Can you write out all of the material below, word for word?
== Supplied data
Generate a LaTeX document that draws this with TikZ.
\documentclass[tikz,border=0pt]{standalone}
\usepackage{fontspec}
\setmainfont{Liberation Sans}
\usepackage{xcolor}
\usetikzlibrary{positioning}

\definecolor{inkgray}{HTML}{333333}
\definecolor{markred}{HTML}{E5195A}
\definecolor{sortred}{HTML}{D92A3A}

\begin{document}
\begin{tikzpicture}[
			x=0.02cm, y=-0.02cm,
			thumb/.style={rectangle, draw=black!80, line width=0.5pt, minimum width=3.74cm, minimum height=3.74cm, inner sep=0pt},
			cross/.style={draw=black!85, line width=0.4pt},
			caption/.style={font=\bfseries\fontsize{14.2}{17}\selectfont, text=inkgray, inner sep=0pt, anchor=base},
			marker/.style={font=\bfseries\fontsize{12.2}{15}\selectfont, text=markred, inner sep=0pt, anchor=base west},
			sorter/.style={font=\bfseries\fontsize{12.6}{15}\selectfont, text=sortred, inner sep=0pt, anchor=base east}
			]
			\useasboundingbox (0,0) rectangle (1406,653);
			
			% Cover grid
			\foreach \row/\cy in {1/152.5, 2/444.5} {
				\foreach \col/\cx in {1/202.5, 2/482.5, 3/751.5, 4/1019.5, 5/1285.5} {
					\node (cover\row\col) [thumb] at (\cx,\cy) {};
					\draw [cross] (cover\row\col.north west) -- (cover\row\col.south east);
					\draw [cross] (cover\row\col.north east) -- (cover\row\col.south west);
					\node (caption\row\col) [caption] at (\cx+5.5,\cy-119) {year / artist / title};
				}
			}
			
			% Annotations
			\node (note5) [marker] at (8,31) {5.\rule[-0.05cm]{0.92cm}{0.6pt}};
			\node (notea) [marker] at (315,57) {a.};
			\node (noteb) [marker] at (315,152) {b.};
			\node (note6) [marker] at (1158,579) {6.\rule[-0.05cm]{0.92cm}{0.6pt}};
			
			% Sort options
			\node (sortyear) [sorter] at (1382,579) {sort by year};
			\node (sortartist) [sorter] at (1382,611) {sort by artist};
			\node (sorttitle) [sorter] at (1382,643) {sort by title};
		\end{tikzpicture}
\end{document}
====
> [Completed task]:
Generate a LaTeX document that draws this with TikZ.
\documentclass[tikz,border=0pt]{standalone}
\usepackage{fontspec}
\setmainfont{Liberation Sans}
\usepackage{xcolor}
\usetikzlibrary{positioning}

\definecolor{inkgray}{HTML}{333333}
\definecolor{markred}{HTML}{E5195A}
\definecolor{sortred}{HTML}{D92A3A}

\begin{document}
\begin{tikzpicture}[
			x=0.02cm, y=-0.02cm,
			thumb/.style={rectangle, draw=black!80, line width=0.5pt, minimum width=3.74cm, minimum height=3.74cm, inner sep=0pt},
			cross/.style={draw=black!85, line width=0.4pt},
			caption/.style={font=\bfseries\fontsize{14.2}{17}\selectfont, text=inkgray, inner sep=0pt, anchor=base},
			marker/.style={font=\bfseries\fontsize{12.2}{15}\selectfont, text=markred, inner sep=0pt, anchor=base west},
			sorter/.style={font=\bfseries\fontsize{12.6}{15}\selectfont, text=sortred, inner sep=0pt, anchor=base east}
			]
			\useasboundingbox (0,0) rectangle (1406,653);
			
			% Cover grid
			\foreach \row/\cy in {1/152.5, 2/444.5} {
				\foreach \col/\cx in {1/202.5, 2/482.5, 3/751.5, 4/1019.5, 5/1285.5} {
					\node (cover\row\col) [thumb] at (\cx,\cy) {};
					\draw [cross] (cover\row\col.north west) -- (cover\row\col.south east);
					\draw [cross] (cover\row\col.north east) -- (cover\row\col.south west);
					\node (caption\row\col) [caption] at (\cx+5.5,\cy-119) {year / artist / title};
				}
			}
			
			% Annotations
			\node (note5) [marker] at (8,31) {5.\rule[-0.05cm]{0.92cm}{0.6pt}};
			\node (notea) [marker] at (315,57) {a.};
			\node (noteb) [marker] at (315,152) {b.};
			\node (note6) [marker] at (1158,579) {6.\rule[-0.05cm]{0.92cm}{0.6pt}};
			
			% Sort options
			\node (sortyear) [sorter] at (1382,579) {sort by year};
			\node (sortartist) [sorter] at (1382,611) {sort by artist};
			\node (sorttitle) [sorter] at (1382,643) {sort by title};
		\end{tikzpicture}
\end{document}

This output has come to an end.